From the first line of the listing below to the line with "W, H = 700, 839", print each line exactly, and nothing more. Leave out the pictures.

▶ _Supplied material_:
━━━━━━━━━━━━━━━━━━━━

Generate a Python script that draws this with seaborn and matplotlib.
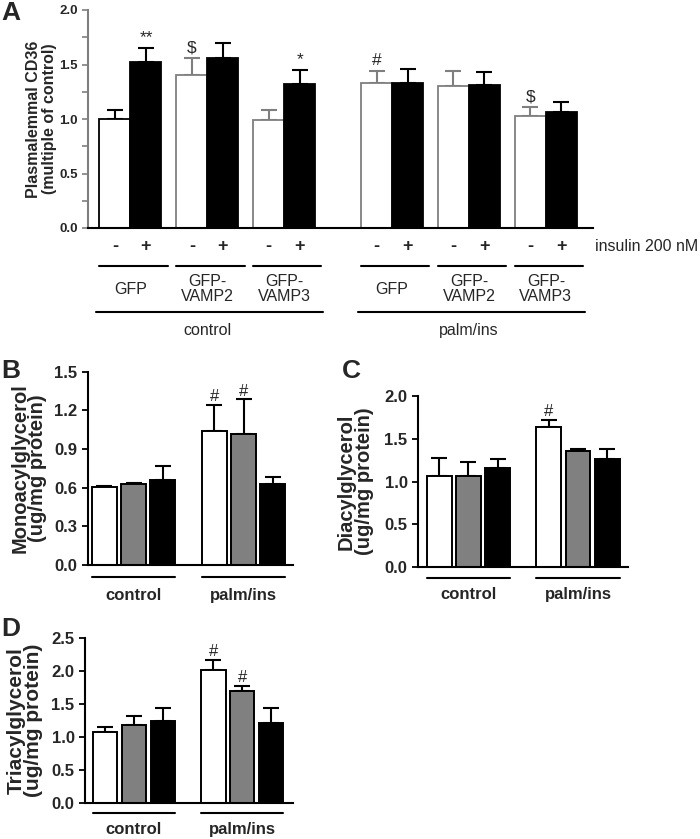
import numpy as np
import pandas as pd
import matplotlib
matplotlib.use("Agg")
import matplotlib.pyplot as plt
import seaborn as sns
from matplotlib import transforms
from matplotlib.ticker import MultipleLocator, FormatStrFormatter

# ---- data ----
# Panel A: plasmalemmal CD36
a_condition = ["control"] * 6 + ["palm/ins"] * 6
a_construct = ["GFP", "GFP", "GFP-\nVAMP2", "GFP-\nVAMP2", "GFP-\nVAMP3", "GFP-\nVAMP3"] * 2
a_insulin = ["-", "+"] * 6
a_mean = [1.00, 1.52, 1.40, 1.56, 0.99, 1.32, 1.33, 1.33, 1.30, 1.31, 1.03, 1.06]
a_sem = [0.08, 0.13, 0.16, 0.14, 0.09, 0.13, 0.11, 0.13, 0.14, 0.12, 0.08, 0.10]
a_marks = ["", "**", "$", "", "", "*", "#", "", "", "", "$", ""]

# Panels B-D: lipid content
lipid_groups = ["control", "palm/ins"]
lipid_constructs = ["GFP", "GFP-VAMP2", "GFP-VAMP3"]

mag_mean = [0.605, 0.63, 0.66, 1.04, 1.02, 0.632]
mag_sem = [0.01, 0.01, 0.105, 0.205, 0.265, 0.052]
mag_marks = ["", "", "", "#", "#", ""]

dag_mean = [1.066, 1.066, 1.163, 1.634, 1.358, 1.265]
dag_sem = [0.214, 0.16, 0.10, 0.086, 0.027, 0.12]
dag_marks = ["", "", "", "#", "", ""]

tag_mean = [1.076, 1.187, 1.253, 2.02, 1.70, 1.222]
tag_sem = [0.081, 0.136, 0.187, 0.157, 0.078, 0.228]
tag_marks = ["", "", "", "#", "#", ""]

# ---- style ----
sns.set_theme(style="ticks")
plt.rcParams["font.family"] = ["Liberation Sans", "DejaVu Sans"]
plt.rcParams["axes.linewidth"] = 1.5
GREY = "#7f7f7f"

fig = plt.figure(figsize=(7, 8.39), dpi=100)
W, H = 700, 839


def px_axes(x0, y0, x1, y1):
    return fig.add_axes([x0 / W, 1 - y1 / H, (x1 - x0) / W, (y1 - y0) / H])


def mark_text(s):
    return s.replace("$", r"\$")


# ---------------- Panel A ----------------
ax = px_axes(88, 10, 593, 228)
a_pos = [i + 0.48 * (i // 2) + 1.0 * (i // 6) for i in range(12)]
df_a = pd.DataFrame({"pos": a_pos, "value": a_mean, "insulin": a_insulin})
sns.barplot(data=df_a, x="pos", y="value", hue="insulin",
            palette={"-": "white", "+": "black"}, native_scale=True,
            width=1.0, errorbar=None, legend=False, ax=ax,
            edgecolor="black", linewidth=1.3)

bars = sorted(ax.patches, key=lambda p: p.get_x())
for i, (bar, ins) in enumerate(zip(bars, a_insulin)):
    col = "black" if (ins == "+" or i == 0) else GREY
    bar.set_edgecolor(col)
    ax.errorbar(a_pos[i], a_mean[i], yerr=[[0], [a_sem[i]]], fmt="none",
                ecolor=col, elinewidth=1.5, capsize=5.5, capthick=1.5, zorder=0.9)
    if a_marks[i]:
        ax.annotate(mark_text(a_marks[i]), (a_pos[i], a_mean[i] + a_sem[i]),
                    xytext=(0, 2), textcoords="offset points",
                    ha="center", va="bottom", fontsize=12.5)

ax.set_xlim(-0.87, 15.42)
ax.set_ylim(0, 2.0)
ax.yaxis.set_major_locator(MultipleLocator(0.5))
ax.yaxis.set_minor_locator(MultipleLocator(0.25))
ax.yaxis.set_major_formatter(FormatStrFormatter("%.1f"))
ax.tick_params(axis="y", which="both", length=4, width=1.2, color=GREY,
               labelsize=9.5)
plt.setp(ax.get_yticklabels(), fontweight="bold")
ax.set_xticks([])
ax.set_xlabel("")
ax.spines["left"].set_color(GREY)
ax.spines["bottom"].set_color("black")
sns.despine(ax=ax)
ax.set_ylabel("Plasmalemmal CD36\n(multiple of control)", fontsize=11.5,
              fontweight="bold", linespacing=1.05)
ax.yaxis.set_label_coords(-0.062, 0.5)

trans = transforms.blended_transform_factory(ax.transData, ax.transAxes)
for i in range(12):
    ax.text(a_pos[i], -0.087, a_insulin[i], transform=trans, ha="center",
            va="center", fontsize=13, fontweight="bold")
for i in range(0, 12, 2):
    ax.plot([a_pos[i] - 0.5, a_pos[i + 1] + 0.7], [-0.174, -0.174], transform=trans,
            color="black", lw=1.5, clip_on=False)
    ax.text((a_pos[i] + a_pos[i + 1]) / 2, -0.28, a_construct[i], transform=trans,
            ha="center", va="center", fontsize=11.5, linespacing=1.05)
for first, last in [(0, 5), (6, 11)]:
    ax.plot([a_pos[first] - 0.6, a_pos[last] + 0.75], [-0.385, -0.385],
            transform=trans, color="black", lw=1.5, clip_on=False)
    ax.text((a_pos[first] + a_pos[last]) / 2, -0.47, a_condition[first],
            transform=trans, ha="center", va="center", fontsize=11.5)
ax.text(1.004, -0.087, "insulin 200 nM", transform=ax.transAxes, ha="left",
        va="center", fontsize=11.5)


# ---------------- Panels B-D ----------------
def lipid_panel(ax, means, sems, marks, ylabel, ymax, step, xlim, label_x, label_fs):
    df = pd.DataFrame({"group": np.repeat(lipid_groups, 3),
                       "construct": lipid_constructs * 2,
                       "value": means})
    sns.barplot(data=df, x="group", y="value", hue="construct",
                palette=["white", "#808080", "black"], width=0.8, gap=0.15,
                errorbar=None, legend=False, ax=ax,
                edgecolor="black", linewidth=1.4)
    bars = sorted(ax.patches, key=lambda p: p.get_x())
    for bar, m, e, mk in zip(bars, means, sems, marks):
        xc = bar.get_x() + bar.get_width() / 2
        ax.errorbar(xc, m, yerr=[[0], [e]], fmt="none", ecolor="black",
                    elinewidth=1.5, capsize=5.5, capthick=1.5, zorder=0.9)
        if mk:
            ax.annotate(mk, (xc, m + e), xytext=(0, 0.5), textcoords="offset points",
                        ha="center", va="bottom", fontsize=12)
    ax.set_xlim(*xlim)
    ax.set_ylim(0, ymax)
    ax.yaxis.set_major_locator(MultipleLocator(step))
    ax.yaxis.set_major_formatter(FormatStrFormatter("%.1f"))
    ax.tick_params(axis="y", length=4, width=1.3, color="black", labelsize=12)
    plt.setp(ax.get_yticklabels(), fontweight="bold")
    ax.set_xticks([])
    ax.set_xlabel("")
    for s in ("left", "bottom"):
        ax.spines[s].set_color("black")
    sns.despine(ax=ax)
    ax.set_ylabel(ylabel, fontsize=label_fs, fontweight="bold", linespacing=0.92)
    ax.yaxis.set_label_coords(label_x, 0.5)

    trans = transforms.blended_transform_factory(ax.transData, ax.transAxes)
    for g, grp in enumerate(lipid_groups):
        gb = bars[3 * g:3 * g + 3]
        x0 = gb[0].get_x()
        x1 = gb[-1].get_x() + gb[-1].get_width()
        ax.plot([x0, x1], [-0.06, -0.06], transform=trans, color="black",
                lw=1.5, clip_on=False)
        ax.text((x0 + x1) / 2, -0.16, grp, transform=trans, ha="center",
                va="center", fontsize=12, fontweight="bold")


ax_b = px_axes(88, 371.7, 293, 565)
lipid_panel(ax_b, mag_mean, mag_sem, mag_marks, "Monoacylglycerol\n(ug/mg protein)",
            1.5, 0.3, (-0.414, 1.45), -0.2, 14.5)

ax_c = px_axes(418, 396, 628, 567.3)
lipid_panel(ax_c, dag_mean, dag_sem, dag_marks, "Diacylglycerol\n(ug/mg protein)",
            2.0, 0.5, (-0.461, 1.457), -0.21, 14.5)

ax_d = px_axes(85, 638.3, 293, 803.3)
lipid_panel(ax_d, tag_mean, tag_sem, tag_marks, "Triacylglycerol\n(ug/mg protein)",
            2.5, 0.5, (-0.452, 1.47), -0.2, 15)

# panel letters
for letter, x, y in [("A", 1, 1), ("B", 1, 359), ("C", 342, 359), ("D", 1, 617)]:
    fig.text(x / W, 1 - y / H, letter, ha="left", va="top", fontsize=19,
             fontweight="bold")

fig.savefig("out.png", dpi=100, facecolor="white")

━━━━━━━━━━━━━━━━━━━━

▶ _Solution_:
Generate a Python script that draws this with seaborn and matplotlib.
import numpy as np
import pandas as pd
import matplotlib
matplotlib.use("Agg")
import matplotlib.pyplot as plt
import seaborn as sns
from matplotlib import transforms
from matplotlib.ticker import MultipleLocator, FormatStrFormatter

# ---- data ----
# Panel A: plasmalemmal CD36
a_condition = ["control"] * 6 + ["palm/ins"] * 6
a_construct = ["GFP", "GFP", "GFP-\nVAMP2", "GFP-\nVAMP2", "GFP-\nVAMP3", "GFP-\nVAMP3"] * 2
a_insulin = ["-", "+"] * 6
a_mean = [1.00, 1.52, 1.40, 1.56, 0.99, 1.32, 1.33, 1.33, 1.30, 1.31, 1.03, 1.06]
a_sem = [0.08, 0.13, 0.16, 0.14, 0.09, 0.13, 0.11, 0.13, 0.14, 0.12, 0.08, 0.10]
a_marks = ["", "**", "$", "", "", "*", "#", "", "", "", "$", ""]

# Panels B-D: lipid content
lipid_groups = ["control", "palm/ins"]
lipid_constructs = ["GFP", "GFP-VAMP2", "GFP-VAMP3"]

mag_mean = [0.605, 0.63, 0.66, 1.04, 1.02, 0.632]
mag_sem = [0.01, 0.01, 0.105, 0.205, 0.265, 0.052]
mag_marks = ["", "", "", "#", "#", ""]

dag_mean = [1.066, 1.066, 1.163, 1.634, 1.358, 1.265]
dag_sem = [0.214, 0.16, 0.10, 0.086, 0.027, 0.12]
dag_marks = ["", "", "", "#", "", ""]

tag_mean = [1.076, 1.187, 1.253, 2.02, 1.70, 1.222]
tag_sem = [0.081, 0.136, 0.187, 0.157, 0.078, 0.228]
tag_marks = ["", "", "", "#", "#", ""]

# ---- style ----
sns.set_theme(style="ticks")
plt.rcParams["font.family"] = ["Liberation Sans", "DejaVu Sans"]
plt.rcParams["axes.linewidth"] = 1.5
GREY = "#7f7f7f"

fig = plt.figure(figsize=(7, 8.39), dpi=100)
W, H = 700, 839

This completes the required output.